Imagine an agentic set of scaffolding that merely calls the super-LLM for individual cognitive acts. Such an agent would use a hand-coded “System 2” thinking approach to solve problems, like humans do. That involves breaking a problem into cognitive steps. We also use System 2 for our biggest ethical decisions; we predict consequences of our major decisions, and compare them to our goals, including ethical goals. Such a synthetic agent would use System 2 for problem-solving capabilities, and also for checking plans for how well they achieve goals. This would be done for efficiency; spending a lot of compute or external resources on a bad plan would be quite costly. Having implemented it for efficiency, you might as well use it for safety.
This is just restating stuff I’ve said elsewhere, but I’m trying to refine the model, and work through how well it might work if you couldn’t apply any external reasoning oversight, and little to no interpretability. It’s definitely bad for the odds of success, but not necessarily crippling. I think.
This needs more thought. I’m working on a post on System 2 alignment, as sketched out briefly (and probably incomprehensibly) above.
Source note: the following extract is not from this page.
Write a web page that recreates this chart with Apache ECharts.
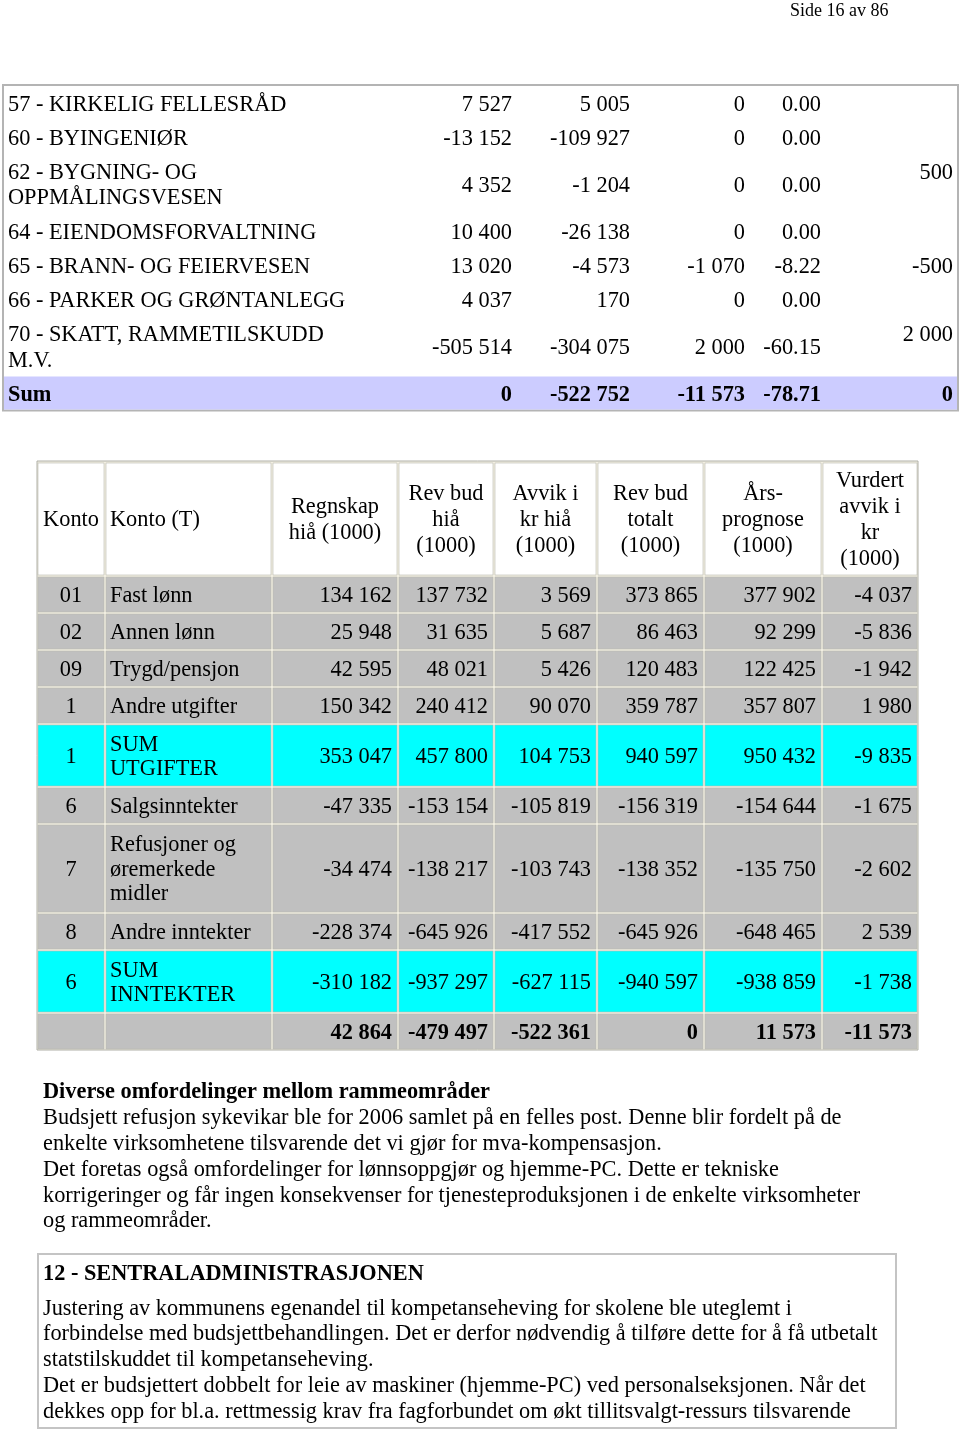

Did you mean something different than “AIs understand our intentions” (e.g. maybe you meant that humans can understand the AI’s intentions?).
I think future more powerful AIs will surely be strictly better at understanding what humans intend.
I think future more powerful/useful AIs will understand our intentions better IF they are trained to predict language. Text corpuses contain rich semantics about human intentions.
I can imagine other AI systems that are trained differently, and I would be more worried about those.
That’s what I meant by current AI understanding our intentions possibly better than future AI.